The Buckeye truck goes back to 1910, although ... like the Delta trailing truck a decade later ... it went through a couple of revisions by the time it became popular.  Google "battleship gondola" to see early versions; the pre-WWI N&W had hoppers with similar three-piece-derived sideframes...

Likewise, according to John White (of the Smithsonian) in his book on the American Passenger Car (in volume 2 if you have the two-volume set) the use of rubber in car springs was notable only a couple of years after the discovery of vulcanization (sulfur-bridge crosslinking) in 1834.  This was almost as fast as the discovery and utilization of X-rays in dentistry, another under-researched thing.  Where the trouble came in was that the new material was seen as a complete replacement for helical or leaf springs, which it was admirably suited to be... except for one little thing: they didn'd design and test for winter conditions.  Or for long-term UV degradation.  

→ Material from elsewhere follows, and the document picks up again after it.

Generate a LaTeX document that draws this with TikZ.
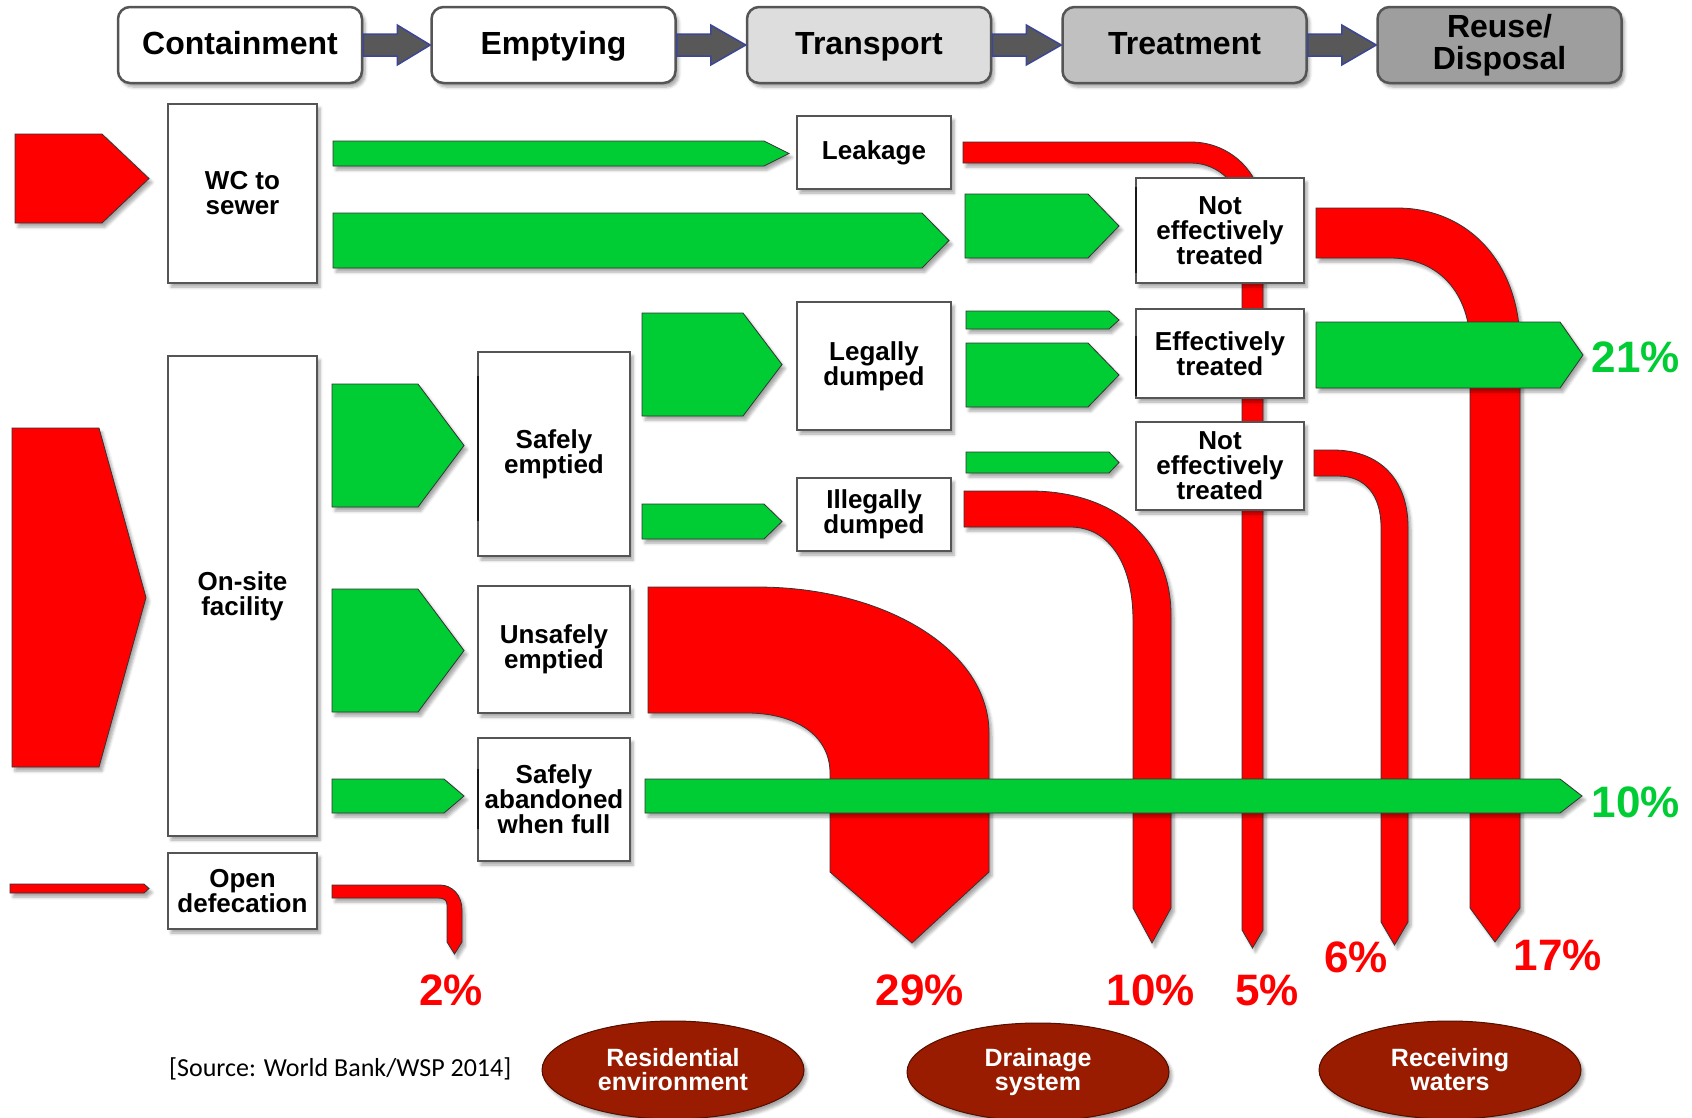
\documentclass[tikz,border=0pt]{standalone}
\usepackage{fontspec}
\setmainfont{Liberation Sans}
\newfontfamily\srcfont{Carlito}
\usetikzlibrary{shapes.geometric,calc,shadows.blur}
\definecolor{flowgreen}{RGB}{0,204,51}
\definecolor{flowred}{RGB}{255,0,0}
\definecolor{ellred}{RGB}{153,27,0}
\definecolor{ellline}{RGB}{80,15,0}
\definecolor{boxline}{RGB}{85,85,85}
\definecolor{harrowfill}{RGB}{88,88,88}
\definecolor{harrowline}{RGB}{60,70,150}
\definecolor{transfill}{RGB}{221,221,221}
\definecolor{treatfill}{RGB}{192,192,192}
\definecolor{reusefill}{RGB}{158,158,158}
\tikzset{
  shad/.style={blur shadow={shadow xshift=3pt, shadow yshift=-4pt, shadow blur radius=3pt, shadow blur steps=5, shadow opacity=35}},
  hbox/.style={draw=boxline, line width=2.5pt, rounded corners=12pt, minimum width=244pt, minimum height=76pt, align=center, font=\fontsize{32}{32}\selectfont\bfseries, inner sep=0pt, shad},
  hsingle/.style={text height=23pt, text depth=5pt},
  harrow/.style={fill=harrowfill, draw=harrowline, line width=1.5pt, line join=miter},
  wbox/.style={draw=boxline, fill=white, line width=1.3pt, align=center, font=\fontsize{26}{25}\selectfont\bfseries, inner sep=0pt, shad},
  edgeline/.style={draw=black!90, line width=2pt},
  gflow/.style={fill=flowgreen, draw=black!80, line width=0.8pt, shad},
  rflow/.style={fill=flowred, draw=black!80, line width=0.8pt, shad},
  pct/.style={font=\fontsize{44}{44}\selectfont\bfseries, anchor=base, inner sep=0pt},
  ellnode/.style={ellipse, fill=ellred, draw=ellline, line width=1pt, text=white, minimum width=262pt, minimum height=98pt, inner sep=0pt, align=center, font=\fontsize{25}{24}\selectfont\bfseries, shad}
}
\newcommand\flowshape[6]{\path[#1] (#2,#3) -- (#5,#3) -- (#6,{(#3+#4)/2}) -- (#5,#4) -- (#2,#4) -- cycle;}
\begin{document}
\begin{tikzpicture}[x=1pt,y=-1pt]
\useasboundingbox (0,0) rectangle (1692,1117);
% header
\node[hbox, hsingle, fill=white] (cont) at (240,45) {Containment};
\node[hbox, hsingle, fill=white] (empt) at (553.5,45) {Emptying};
\node[hbox, hsingle, fill=transfill] (trans) at (869,45) {Transport};
\node[hbox, hsingle, fill=treatfill] (treat) at (1184.5,45) {Treatment};
\node[hbox, fill=reusefill] (reuse) at (1499.5,45) {Reuse/\\Disposal};
\foreach \a/\b in {cont/empt, empt/trans, trans/treat, treat/reuse}{
  \path[harrow] ($(\a.east)+(0,-11)$) -- ($(\a.east)+(34,-11)$) -- ($(\a.east)+(34,-20)$) -- (\b.west)
     -- ($(\a.east)+(34,20)$) -- ($(\a.east)+(34,11)$) -- ($(\a.east)+(0,11)$) -- cycle;
}
% red pipes
\path[rflow] (963,142) -- (1191,142) .. controls (1231,142) and (1263,174) .. (1263,214) -- (1263,930) -- (1252.5,948) -- (1242,930) -- (1242,214) .. controls (1242,186) and (1219,163) .. (1191,163) -- (963,163) -- cycle;
\path[rflow] (1316,208) -- (1397,208) .. controls (1470,208) and (1520,265) .. (1520,345) -- (1520,908) -- (1495,942) -- (1470,908) -- (1470,345) .. controls (1470,295) and (1440,258) .. (1390,258) -- (1316,258) -- cycle;
\path[rflow] (1314,450) -- (1333,450) .. controls (1380,450) and (1408,480) .. (1408,527) -- (1408,922) -- (1394.5,945) -- (1381,922) -- (1381,527) .. controls (1381,495) and (1365,476) .. (1338,476) -- (1314,476) -- cycle;
\path[rflow] (964,491) -- (1030,491) .. controls (1115,491) and (1171,540) .. (1171,615) -- (1171,908) -- (1152,943) -- (1133,908) -- (1133,620) .. controls (1133,565) and (1110,527) .. (1070,527) -- (964,527) -- cycle;
\path[rflow] (648,587) -- (757,587) .. controls (885,587) and (989,650) .. (989,733) -- (989,872) -- (912,943) -- (830,872) -- (830,773) .. controls (830,735) and (795,713) .. (747,713) -- (648,713) -- cycle;
\path[rflow] (332,885) -- (440,885) .. controls (452,885) and (462,895) .. (462,910) -- (462,942) -- (454.5,954) -- (447,942) -- (447,905) .. controls (447,900) and (444,898) .. (438,898) -- (332,898) -- cycle;
% red inputs
\flowshape{rflow}{15}{134}{223}{102}{149}
\flowshape{rflow}{12}{428}{767}{99}{146}
\flowshape{rflow}{10}{884}{893}{144}{149}
% boxes
\node[wbox, minimum width=149pt, minimum height=179pt] (wc) at (242.5,193.5) {WC to\\sewer};
\node[wbox, minimum width=149pt, minimum height=480pt] (onsite) at (242.5,596) {On-site\\facility};
\node[wbox, minimum width=149pt, minimum height=76pt] (open) at (242.5,891) {Open\\defecation};
\node[wbox, minimum width=152pt, minimum height=204pt] (safe) at (554,454) {Safely\\emptied};
\node[wbox, minimum width=152pt, minimum height=127pt] (unsafe) at (554,649.5) {Unsafely\\emptied};
\node[wbox, minimum width=152pt, minimum height=123pt] (aband) at (554,799.5) {Safely\\abandoned\\when full};
\node[wbox, minimum width=154pt, minimum height=73pt] (leak) at (874,152.5) {Leakage};
\node[wbox, minimum width=154pt, minimum height=128pt] (legal) at (874,366) {Legally\\dumped};
\node[wbox, minimum width=154pt, minimum height=73pt] (illegal) at (874,514.5) {Illegally\\dumped};
\node[wbox, minimum width=168pt, minimum height=105pt] (net1) at (1220,230.5) {Not\\effectively\\treated};
\node[wbox, minimum width=168pt, minimum height=89pt] (eff) at (1220,353.5) {Effectively\\treated};
\node[wbox, minimum width=168pt, minimum height=88pt] (net2) at (1220,466) {Not\\effectively\\treated};
% darker left edges seen on some boxes
\path[edgeline] ($(safe.north west)+(1,25)$) -- ($(safe.north west)+(1,170)$);
\path[edgeline] ($(aband.north west)+(1,32)$) -- ($(aband.north west)+(1,92)$);
\path[edgeline] ($(net1.north west)+(1,10)$) -- ($(net1.north west)+(1,96)$);
\path[edgeline] ($(eff.north west)+(1,28)$) -- ($(eff.north west)+(1,88)$);
% green flows
\flowshape{gflow}{333}{141}{166}{764}{789}
\flowshape{gflow}{333}{213}{268}{922}{949}
\flowshape{gflow}{965}{194}{258}{1088}{1119}
\flowshape{gflow}{966}{311}{329}{1109}{1119}
\flowshape{gflow}{966}{343}{407}{1088}{1119}
\flowshape{gflow}{1316}{322}{388}{1560}{1583}
\flowshape{gflow}{966}{452}{473}{1109}{1119}
\flowshape{gflow}{332}{384}{507}{418}{464}
\flowshape{gflow}{642}{313}{416}{743}{782}
\flowshape{gflow}{642}{504}{539}{764}{782}
\flowshape{gflow}{332}{589}{712}{418}{464}
\flowshape{gflow}{332}{779}{813}{444}{464}
\flowshape{gflow}{645}{779}{813}{1560}{1582}
% percentages
\node[pct, text=flowgreen] (p21) at (1636,372) {21\%};
\node[pct, text=flowgreen] (p10g) at (1636,817) {10\%};
\node[pct, text=flowred] (p2) at (451,1005) {2\%};
\node[pct, text=flowred] (p29) at (920,1005) {29\%};
\node[pct, text=flowred] (p10) at (1151,1005) {10\%};
\node[pct, text=flowred] (p5) at (1267,1005) {5\%};
\node[pct, text=flowred] (p6) at (1356,972) {6\%};
\node[pct, text=flowred] (p17) at (1558,970) {17\%};
% source and destinations
\node[font=\srcfont\fontsize{26}{26}\selectfont, anchor=base west, inner sep=0pt] (src) at (169,1076) {[Source: World Bank/WSP 2014]};
\node[ellnode] (resid) at (673,1070) {Residential\\environment};
\node[ellnode] (drain) at (1038,1072) {Drainage\\system};
\node[ellnode] (recv) at (1450,1070) {Receiving\\waters};
\end{tikzpicture}
\end{document}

And then came the rise, and fascinating fall, of gutta-percha, a bit like the English version of the French experience with fax machines in the late 1860s.  Latex was a poor material by comparison... and by the time the gutta-percha revolution ended, the United States was in the throes of Jacksonianism, and railroading was to take very different turns thereafter.

It does turn out that the Taylor flexible truck postdates your era, by about a decade.  I'd thought it was introduced in the mid-to-late Twenties.